Poets: If you go to Columbia, don’t take the body-dumping elective
Poking around the internet following a Jacques Barzun string, I stumbled across this Austin Chronicle interview with Barzun back in 2000 on the occasion of the success of his magnum opus, From Dawn to Decadence: 500 Years of Western Cultural Life: 1500 to the Present. The headline of the interview is “The Man Who Knew Too Much.” Check out this amazing little factoid about his Columbia University undergraduate student Allen Ginsberg. It gives that headline a slightly ominous ring:
“Allen Ginsberg was a student of Lionel [Trilling]’s, and of mine, not in our joint course, but separately. But we joined together to save him from the penalties of the law, because he was involved in a very bad affair with an older man who seduced him sexually and used him to help dispose of the corpse of a man that this fellow had killed.

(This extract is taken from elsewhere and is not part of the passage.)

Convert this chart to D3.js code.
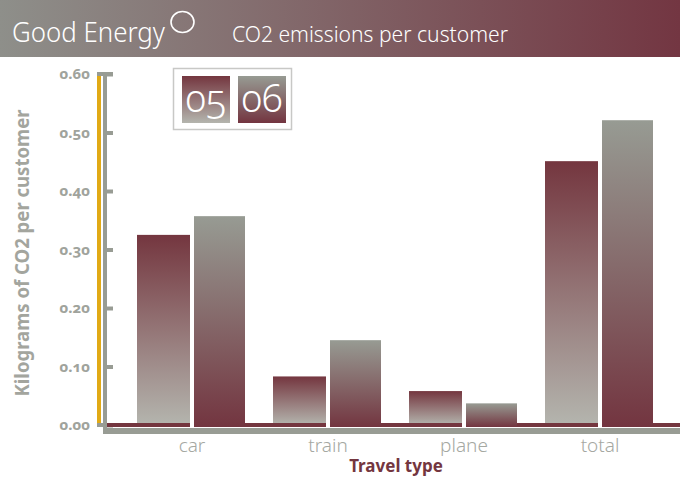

Poor Allen, aged 17 or 18, helped to dump this body into the Hudson River. Well, was he in trouble there! With the help of the dean of the college, who also knew Allen, the dean, Lionel, and I waited on the district attorney who fortunately was a Columbia graduate and we said, ‘This youth is really innocent, although he committed an awful blunder and he’s also very gifted in the English Department.’ We didn’t say he was a poet or that might have queered his chances! And that it would be a catastrophe to turn him over to a criminal court and put him in jail. We had to go again to a judge in Brooklyn, I think, because Allen came from Brooklyn or something. Anyway, the district attorney wasn’t enough, so we went to a second hearing, which was much more sticky. But Allen was let off.”